The troll in this story is based on the troll from the Three Billy Goats Gruff fairy tale. However, in this story, no goats ever cross the troll's bridge and he is forced to survive on fish that he catches from the river. He does encounter, in turn, a spider, a mouse and a rabbit, each of which convinces the troll not to eat them by telling him that he should try a bridge further down the river that is more suitable for capturing goats as he is "sick of fish". Meanwhile, the pirate captain Hank Chief and his crew (Peg Polkadot, Ben Buckle, and Percy Patch) are searching for the treasure that is marked on their map, but are unable to locate the correct island. The pirates also display very poor culinary skills. Eventually, the troll reaches the sea and realises that he has been tricked by the other animals; he sees what he thinks are goat tracks in the sand and sets about laying a trap for the goat in a spot not too far from the location on the pirate's treasure map. He duly discovers an old chest when digging a large hole to ensnare his prey and throws away the "round shiny objects" he finds therein.
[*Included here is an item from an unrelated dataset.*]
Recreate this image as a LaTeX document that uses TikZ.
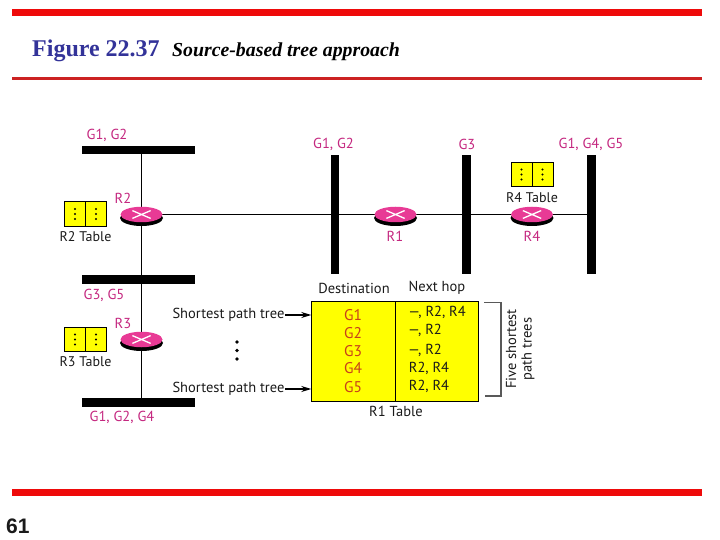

He decides to lie in wait in the chest for the goat and falls asleep. Predictably, the pirates then arrive and make off with their "treasure"; upon opening the chest the pirates decide to make the troll walk the plank, until Peg discovers the troll's frying pan and cookbook. On discovering the troll's culinary talents, they agree to spare the troll and make him their cook. The troll is delighted and proceeds to tell the pirates that he will make them his favourite goat stew only to be advised, to his horror, that all the pirates desire is fish.